To run the deployed Actor, go to Apify Console > Actors > Your Actor. Then click the “Start” button, and the Actor will start to build and run.

TikTok Scraper deployed to Apify. Click Start to build and run.

To view and download output, click “Export Output”.

If required, you can select/omit sections and download the data in different formats such as CSV, JSON, Excel, etc.

Export TikTok datasets in multiple formats

And that’s it. You've successfully built and deployed a TikTok web scraper.

How to scrape TikTok via API

Does TikTok have an API?

TikTok does have an API, but unfortunately, it has some restrictions and other drawbacks, especially when it comes to data access and functionality. For example, the API for TikTok has a rate limit and a data scope limit (no access to comments and other user interactions).

However, using a ready-made Actor on Apify will save you the hassle. It doesn't have the limitations of rate limits or data access, so it provides more comprehensive data scraping capabilities.

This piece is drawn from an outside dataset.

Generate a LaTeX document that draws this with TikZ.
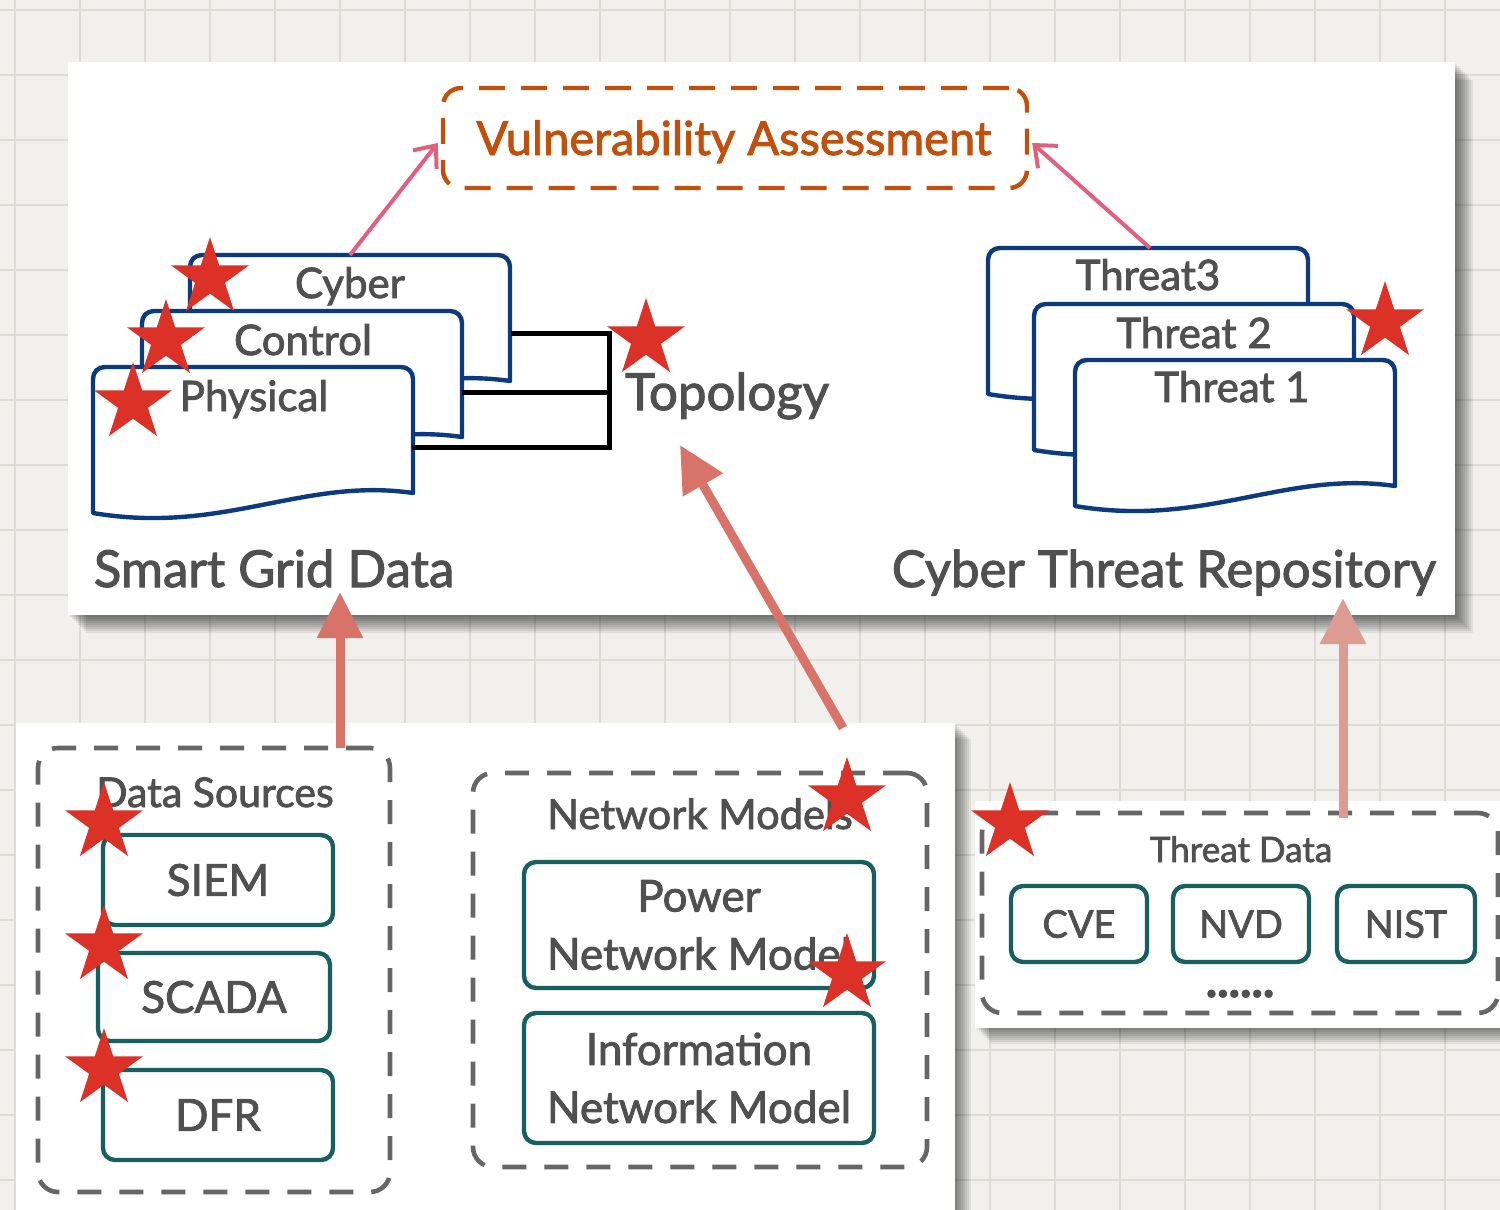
\documentclass[tikz,border=0pt]{standalone}
\usepackage{fontspec}
\setmainfont{Lato}[FakeBold=2]
\usetikzlibrary{shapes.geometric,arrows.meta}
\definecolor{bgpaper}{HTML}{F1F0EC}
\definecolor{gridc}{HTML}{DDDBD6}
\definecolor{navy}{HTML}{0B3B7E}
\definecolor{tealc}{HTML}{17605F}
\definecolor{grayd}{HTML}{666666}
\definecolor{txt}{HTML}{505050}
\definecolor{vaor}{HTML}{C0500C}
\definecolor{pinkc}{HTML}{E0607E}
\definecolor{salmon}{HTML}{D8736A}
\definecolor{salmonl}{HTML}{DC9C93}
\definecolor{starc}{HTML}{DC3127}
\tikzset{
  docpic/.pic={
    \path[docline] (0,146) -- (0,12) .. controls (0,5) and (5,0) .. (12,0) -- (308,0)
      .. controls (315,0) and (320,5) .. (320,12) -- (320,126)
      .. controls (210,110) and (130,168) .. (0,146) -- cycle;
  }
}
\begin{document}
\begin{tikzpicture}[x=0.5pt,y=-0.5pt,
  docline/.style={draw=navy, line width=2.2pt, fill=white, line join=round},
  tbox/.style={draw=tealc, line width=2.2pt, rounded corners=6pt, fill=white, text=txt, align=center, inner sep=0pt},
  gbox/.style={draw=grayd, line width=2.3pt, dash pattern=on 12pt off 9pt, rounded corners=10pt, inner sep=0pt},
  lbl/.style={text=txt, inner sep=0pt, anchor=base},
  redstar/.style={star, star points=5, star point ratio=2.618, fill=starc, draw=none, inner sep=0pt, minimum size=41pt},
  bigarrow/.style={line width=4.5pt, -{Triangle[length=23pt,width=22pt]}},
  thinarrow/.style={draw=pinkc, line width=2pt, -{Straight Barb[length=9pt,width=15pt]}},
  bracket/.style={draw=black, line width=2.5pt},
]
\useasboundingbox (0,0) rectangle (1500,1210);
% paper background
\fill[bgpaper] (0,0) rectangle (1500,1210);
\foreach \x in {15,80,...,1500} \draw[gridc, line width=0.6pt] (\x,0) -- (\x,1210);
\foreach \y in {10,75,...,1210} \draw[gridc, line width=0.6pt] (0,\y) -- (1500,\y);

% panels with shadows
\foreach \d in {2,4,...,18} \fill[black, opacity=0.075] (68+\d,62+\d) rectangle (1455+\d,615+\d);
\fill[white] (68,62) rectangle (1455,615);
\foreach \d in {2,4,...,16} \fill[black, opacity=0.07] (16+\d,723+\d) rectangle (955+\d,1230);
\fill[white] (16,723) rectangle (955,1230);
\foreach \d in {2,4,...,16} \fill[black, opacity=0.07] (975+\d,801+\d) rectangle (1520,1028+\d);
\fill[white] (975,801) rectangle (1520,1028);

% Vulnerability assessment
\node[draw=vaor, line width=2.2pt, dash pattern=on 13pt off 8pt, rounded corners=9pt,
      minimum width=292pt, minimum height=50pt, inner sep=0pt] (va) at (735,138) {};
\node[lbl, text=vaor, font=\fontsize{23.5}{28}\selectfont] (vatxt) at (734,155) {Vulnerability Assessment};

% smart grid data documents
\pic at (190,255) {docpic};
\pic at (142,311) {docpic};
\pic at (93,367) {docpic};
\node[lbl, font=\fontsize{21}{25}\selectfont] (cyber) at (350,298) {Cyber};
\node[lbl, font=\fontsize{21}{25}\selectfont] (control) at (303,355) {Control};
\node[lbl, font=\fontsize{21}{25}\selectfont] (physical) at (254,411) {Physical};
\coordinate (cybtop) at (350,255);
\coordinate (cybr) at (511,333);
\coordinate (conr) at (462,392);
\coordinate (phyr) at (412,447);
\coordinate (bt) at (609,333);
\coordinate (bm) at (609,392);
\coordinate (bb) at (609,447);
\draw[bracket] (cybr) -- (bt) -- (bm) -- (bb) -- (phyr);
\draw[bracket] (conr) -- (bm);
\node[lbl, font=\fontsize{25.5}{30}\selectfont] (topo) at (727,410) {Topology};
\node[lbl, font=\fontsize{25.5}{30}\selectfont] (sgd) at (274,587) {Smart Grid Data};

% threat documents
\pic at (988,248) {docpic};
\pic at (1034,304) {docpic};
\pic at (1075,360) {docpic};
\node[lbl, font=\fontsize{21}{25}\selectfont] (t3) at (1148,290) {Threat3};
\node[lbl, font=\fontsize{21}{25}\selectfont] (t2) at (1194,348) {Threat 2};
\node[lbl, font=\fontsize{21}{25}\selectfont] (t1) at (1232,402) {Threat 1};
\coordinate (t3top) at (1150,248);
\node[lbl, font=\fontsize{25.4}{30}\selectfont] (ctr) at (1164,587) {Cyber Threat Repository};

% thin arrows to VA
\draw[thinarrow] (cybtop) -- ([xshift=-1.5pt,yshift=-2.5pt]va.west);
\draw[thinarrow] (t3top) -- ([xshift=1.5pt,yshift=-2.5pt]va.east);

% data sources
\node[gbox, minimum width=176pt, minimum height=222pt] (ds) at (214,970) {};
\node[lbl, font=\fontsize{20.5}{24}\selectfont] (dstitle) at (215,807) {Data Sources};
\node[tbox, minimum width=115pt, minimum height=45pt, font=\fontsize{22}{26}\selectfont] (siem) at (218,880) {SIEM};
\node[tbox, minimum width=116pt, minimum height=44pt, font=\fontsize{22}{26}\selectfont] (scada) at (214,997) {SCADA};
\node[tbox, minimum width=115pt, minimum height=45pt, font=\fontsize{22}{26}\selectfont] (dfr) at (218,1115) {DFR};

% network models
\node[gbox, minimum width=227pt, minimum height=197pt] (nm) at (700,970) {};
\node[lbl, font=\fontsize{20.8}{24}\selectfont] (nmtitle) at (700,829) {Network Models};
\node[tbox, minimum width=175pt, minimum height=63pt, font=\fontsize{22}{29}\selectfont] (pnm) at (699,925) {Power\\Network Model};
\node[tbox, minimum width=175pt, minimum height=65pt, font=\fontsize{22}{29}\selectfont] (inm) at (699,1078) {Information\\Network Model};

% threat data
\node[gbox, minimum width=258pt, minimum height=100pt] (td) at (1240,913) {};
\node[lbl, font=\fontsize{17.5}{20}\selectfont] (tdtitle) at (1241,862) {Threat Data};
\node[tbox, minimum width=68pt, minimum height=38pt, font=\fontsize{19}{22}\selectfont] (cve) at (1079,924) {CVE};
\node[tbox, minimum width=68pt, minimum height=38pt, font=\fontsize{19}{22}\selectfont] (nvd) at (1241,924) {NVD};
\node[tbox, minimum width=69pt, minimum height=38pt, font=\fontsize{19}{22}\selectfont] (nist) at (1406,924) {NIST};
\node[lbl, font=\fontsize{24}{26}\bfseries] (dots) at (1240,997) {......};

% big arrows
\coordinate (a1s) at (340,748);
\coordinate (a1e) at (340,592);
\coordinate (a2s) at (843,728);
\coordinate (a2e) at (680,445);
\coordinate (a3s) at (1343,818);
\coordinate (a3e) at (1343,598);
\draw[bigarrow, salmon] (a1s) -- (a1e);
\draw[bigarrow, salmon] (a2s) -- (a2e);
\draw[bigarrow, salmonl] (a3s) -- (a3e);

% stars
\node[redstar] (s1) at (210,278) {};
\node[redstar] (s2) at (166,340) {};
\node[redstar] (s3) at (133,403) {};
\node[redstar] (s4) at (646,339) {};
\node[redstar] (s5) at (1385,322) {};
\node[redstar] (s6) at (104,823) {};
\node[redstar] (s7) at (104,946) {};
\node[redstar] (s8) at (104,1069) {};
\node[redstar] (s9) at (847,798) {};
\node[redstar] (s10) at (847,974) {};
\node[redstar] (s11) at (1010,823) {};
\end{tikzpicture}
\end{document}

How to scrape TikTok with an Apify Actor

Here’s how you can use a TikTok data scraping Actor to extract TikTok data easily.

Install apify-client SDK (unless already done).

pip install apify-client

Import Apify SDK and initialize the client.

from apify_client import ApifyClient
client = ApifyClient('YOUR_API_TOKEN')

You can find your API Token in Apify Console > Settings > Integrations.

Give the Actor input and create a new run for the Actor.

run_input = {
# Feel free to add other queries.
    "hashtags": ["api"],
    "resultsPerPage": 100,
}

# Run the Actor and wait for it to finish
run = client.actor("clockworks/free-tiktok-scraper").call(run_input=run_input)

Print the results from the dataset:

dataset_items = client.dataset(run["defaultDatasetId"]).list_items()
for item in dataset_items.items:
    print(item)

Give the Actor input and create a new run for the Actor.

Once run, the above code would scrape TikTok video information with the hashtag “#api”. You can also add other parameters if needed.

TikTok Scraper output — Output of the built-in Actor

Scrape TikTok with no code

As you can see, using an Actor in Apify Console is even easier than using the APIs, and it doesn’t need code either.

Here's a list of ready-made, no-code-required Actors to easily scrape TikTok.

TikTok Video Scraper: Easily scrape TikTok videos.
TikTok Profile Scraper: Scrape TikTok user pages for posts, follower counts, and more.
TikTok Comments Scraper: Scrape comments on TikTok videos.
TikTok Ads Scraper: Extract and analyze competitor TikTok ads.
TikTok Sound Scraper: Extract information from all the videos that use a certain soundtrack easily.
TikTok Hashtag Scraper: Find insights on hashtags for your audience.
TikTok Discover Scraper: Extract all the video information using a certain tag on the tiktok.com/discover page.

For more information on how to use these no-code solutions, visit Apify Docs.

Watch our webinar on TikTok scraping to learn how to use all these scrapers and how they can help you.

A quick recap

We've demonstrated two effective methods of scraping TikTok data: 1) using Python code and 2) using an Apify TikTok scraper via API. Whichever approach you prefer, what you've learned here will surely help you in your own TikTok scraping projects. Good luck!